The EU has implemented the UN’s decision to de-list the vessel Distya Ameya from its sanctions targeting illicit exports of oil from Libya. The UN’s decision came after the tanker returned to Libya and discharged its entire cargo under the supervision of the internationally recognised Government of National Accord (see previous blog).
See Council Implementing Regulation (EU) 2016/819 amending Council Regulation (EU) 2016/44 and Council Implementing Decision (CFSP) 2016/816 implementing Council Decision (CFSP) 2015/1333.
OFAC has designated another person deemed to be obstructing political progress in Libya and the transition to the Government of National Accord (see previous blog). Agila Saleh Issa, Libyan Speaker and President of the House of Representatives, is said to have repeatedly blocked votes needed to support Libya’s political transition and stalled the country’s political progress.

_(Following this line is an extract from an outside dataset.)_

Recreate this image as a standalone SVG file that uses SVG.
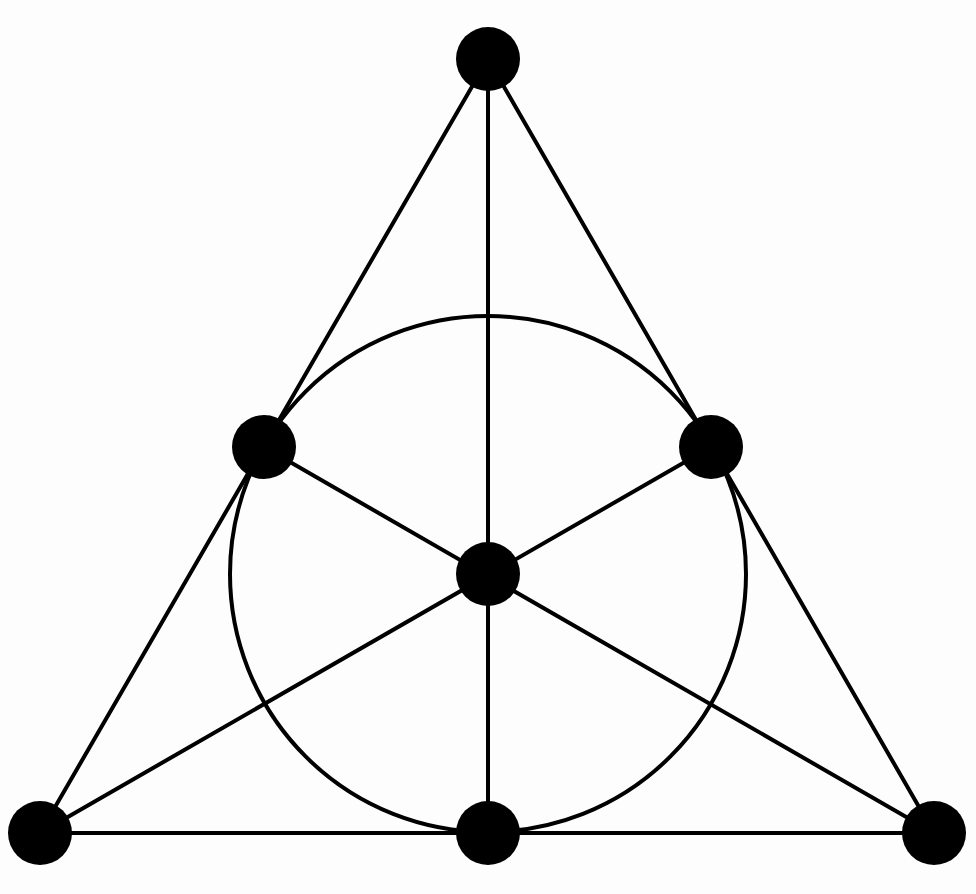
<svg xmlns="http://www.w3.org/2000/svg" width="976" height="894" viewBox="0 0 976 894">
<style>
.e{stroke:#000;stroke-width:4;fill:none;stroke-linecap:round}
.n{fill:#000}
</style>
<rect width="976" height="894" fill="#fdfdfd"/>
<g id="connectors">
<line class="e" x1="488" y1="59" x2="40" y2="833"/>
<line class="e" x1="488" y1="59" x2="934" y2="833"/>
<line class="e" x1="40" y1="833" x2="934" y2="833"/>
<line class="e" x1="488" y1="59" x2="488" y2="833"/>
<line class="e" x1="264" y1="447" x2="934" y2="833"/>
<line class="e" x1="711" y1="447" x2="40" y2="833"/>
<circle class="e" cx="488" cy="574" r="258"/>
</g>
<g id="n-top"><circle class="n" cx="488" cy="59" r="32"/></g>
<g id="n-left"><circle class="n" cx="264" cy="447" r="32"/></g>
<g id="n-right"><circle class="n" cx="711" cy="447" r="32"/></g>
<g id="n-center"><circle class="n" cx="488" cy="574" r="32"/></g>
<g id="n-bl"><circle class="n" cx="40" cy="833" r="32"/></g>
<g id="n-bm"><circle class="n" cx="488" cy="833" r="32"/></g>
<g id="n-br"><circle class="n" cx="934" cy="833" r="32"/></g>
</svg>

In the US Treasury’s press release, Acting Director of OFAC John Smith stated that the US “will continue to support Libya’s Government of National Accord and its efforts to build a better and more stable future for the Libyan people”.
Meanwhile the UK House of Commons European Scrutiny Committee has cleared the EU’s decision in March to sanction 3 Libyans said to be opposing the GNA (see previous blog). Stating that the measures “come at a crucial time for Libya’s political development”, the Committee did not take issue with Minister David Lidington having overridden its scrutiny given the need for quick action. The Minister’s explanatory memorandum states that the UK fully supports these EU measures, that sanctions are in place “in order to effect changes in behaviour” and that “if the individuals concerned stand with the Libyan people in support of the GNA, instead of opposing and threatening the peace process, consideration could be given” to lifting them.
The Committee’s full report is here.